Saturday, June 6, 2015

35 Tips for Writing Flash: Setting/Weather/Crowds as Characters, A Sense of Meaning

In the current posts, Bacopa Literary Review Flash Story Editor Kaye Linden generously shares chapters from her book, 35 Tips for Writing a Brilliant Flash Story: a Manual of Flash Fiction and Nonfiction Writing.

CHAPTER 1 ("Small Frame"),  
CHAPTERS 2 & 3 ("The House Theory" & "Slice-of-Life Stories"),
CHAPTERS 4 & 5 ("Compression, Minimalism" & "A Striking Title")
CHAPTERS 6 & 7 ("The First Few Lines" & "I Want It But I Can't Have It, So I'll...")
CHAPTERS 8 & 9 ("Kaye's Rule of Six C's" & "Compressed Scene & Story Line")
CHAPTERS 10 & 11 ("Stimulus/Response, Chronological Order" & "Whose Story Is it?")
CHAPTERS 12 & 13 ("Moving the Story Forward" & "The Shape of Flash")
CHAPTERS 14 & 15 ("Consequences of Desire Thwarted" & "Characters")

CHAPTER 16
 Setting, Weather, and Crowds as Characters

Nature offers terrific characters. Bad weather such as storms and tornadoes set up atmosphere, story, and foreshadowing by their unpredictable behavior. Unusual characters, such as crowds or mountains, can reflect a character's emotions like a mirror. A tense leader will create a ense crowd, and vice versa. The mountains appear dark and gloomy in a storm and can reflect the main character's mood.

n "Agoraclaustrophobia" the Australian wilderness plays the part of reflecting the daughter's fears.

Prompts: Your character lives on a remote research facility in the Antarctic. A blizzard approaches. What happens to the main character during the blizzard?

Let a crowd behave badly. How does this offer conflict and tension? What does the main character do to survive the crowd's behavior? What does the crowd want and how will the crowd achieve its desire? What will block the people from getting what they want?

CHAPTER 17
A Sense of Meaning

The reader must care about your main character. If the reader doesn't care what happens to him/her, the story won't matter and the reader will not read on. Create a character of interest or a character in an interesting situation.

What are the stakes for the main character?

The higher the stakes, the higher the tension.

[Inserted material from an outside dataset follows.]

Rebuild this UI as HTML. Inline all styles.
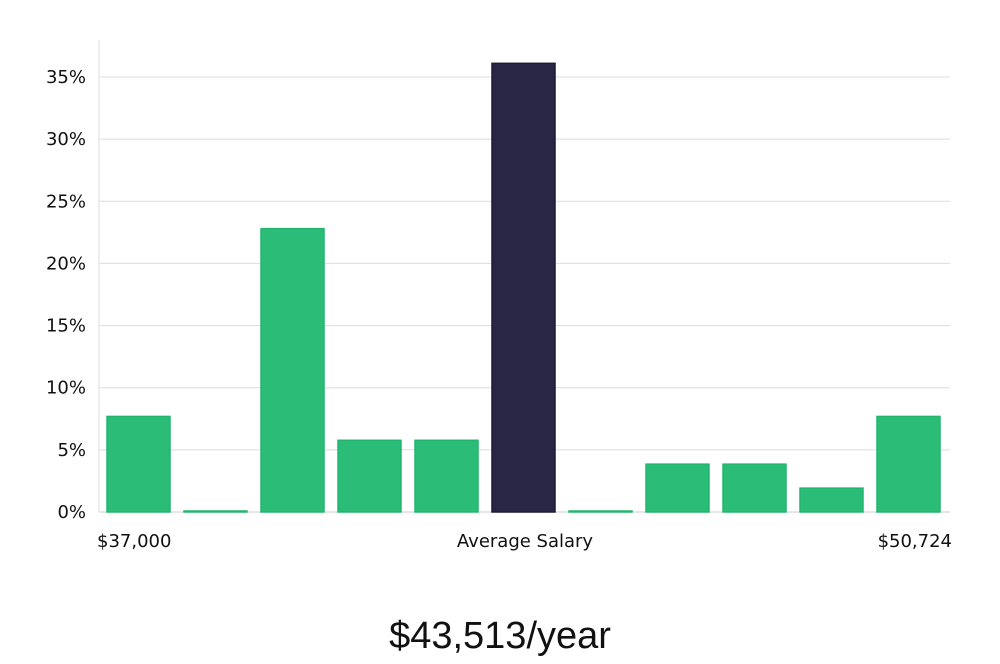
<!DOCTYPE html>
<html><head><meta charset="utf-8"><style>
body{margin:0;background:#fff;width:1000px;height:660px;overflow:hidden;font-family:"DejaVu Sans","Liberation Sans",sans-serif}
svg text{fill:#111}
</style></head><body>
<svg id="chart" width="1000" height="660" xmlns="http://www.w3.org/2000/svg">
<g id="grid"></g>
<g id="yticks"></g>
<g id="bars"></g>
<text x="97" y="547" font-size="18">$37,000</text>
<text x="525" y="547" font-size="18" text-anchor="middle">Average Salary</text>
<text x="952" y="547" font-size="18" text-anchor="end">$50,724</text>
<text x="500" y="648" font-size="38" text-anchor="middle" font-family="Liberation Sans, sans-serif" style="font-weight:300">$43,513/year</text>
</svg>
<script>
const values=[7.69,0,22.8,5.77,5.77,36.1,0,3.85,3.85,1.92,7.69];
const highlight=[false,false,false,false,false,true,false,false,false,false,false];
const yTicks=[0,5,10,15,20,25,30,35];
const ns="http://www.w3.org/2000/svg";
const x0=99,x1=950,yBase=512,pxPerPct=(512-77)/35;
const y=v=>yBase-v*pxPerPct;
const slot=(x1-x0-4)/values.length;
const grid=document.getElementById('grid'),yt=document.getElementById('yticks'),bars=document.getElementById('bars');
const ax=document.createElementNS(ns,'line');
ax.setAttribute('x1',x0);ax.setAttribute('x2',x0);ax.setAttribute('y1',40);ax.setAttribute('y2',yBase);ax.setAttribute('stroke','#ddd');


grid.appendChild(ax);
yTicks.forEach(t=>{
 const l=document.createElementNS(ns,'line');
 l.setAttribute('x1',x0);l.setAttribute('x2',x1);l.setAttribute('y1',y(t));l.setAttribute('y2',y(t));
 l.setAttribute('stroke',t===0?'#ccc':'#ddd');
 
 
 grid.appendChild(l);
 const tx=document.createElementNS(ns,'text');
 tx.setAttribute('x',86);tx.setAttribute('y',y(t)+6);tx.setAttribute('text-anchor','end');tx.setAttribute('font-size','18');
 tx.textContent=t+'%';
 
 
 yt.appendChild(tx);
});
values.forEach((v,i)=>{
 const r=document.createElementNS(ns,'rect');
 const bx=x0+8+i*slot, w=slot-14;
 const h=Math.max(v*pxPerPct,1);
 r.setAttribute('x',bx);r.setAttribute('y',yBase-h);r.setAttribute('width',w);r.setAttribute('height',h);
 r.setAttribute('fill',highlight[i]?'#292645':'#2bbd77');
 r.setAttribute('stroke',highlight[i]?'#1c1a38':'#22b56e');r.setAttribute('stroke-width','1.5');
 
 
 bars.appendChild(r);
});
</script>
</body></html>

In flash, the compressed size limits dynamic change. Change in the character or the situation will not be huge, but the scene can demonstrate a small episode with a situational or character change. In "Agoraclaustrophobia" the father found a solution to the broken-down car while the daughter experienced overwhelming anxiety. This tension was relieved when the father returned. We have a change in situation and a change in character emotion.

Prompts: Shady, precious, giant. Write a scene using these 3 words in any order, creating a character of interest. Restrict the scene to 100 words or fewer.

Or, open a thesaurus and close your eyes. Randomly pick 3 words to combine into a tiny story.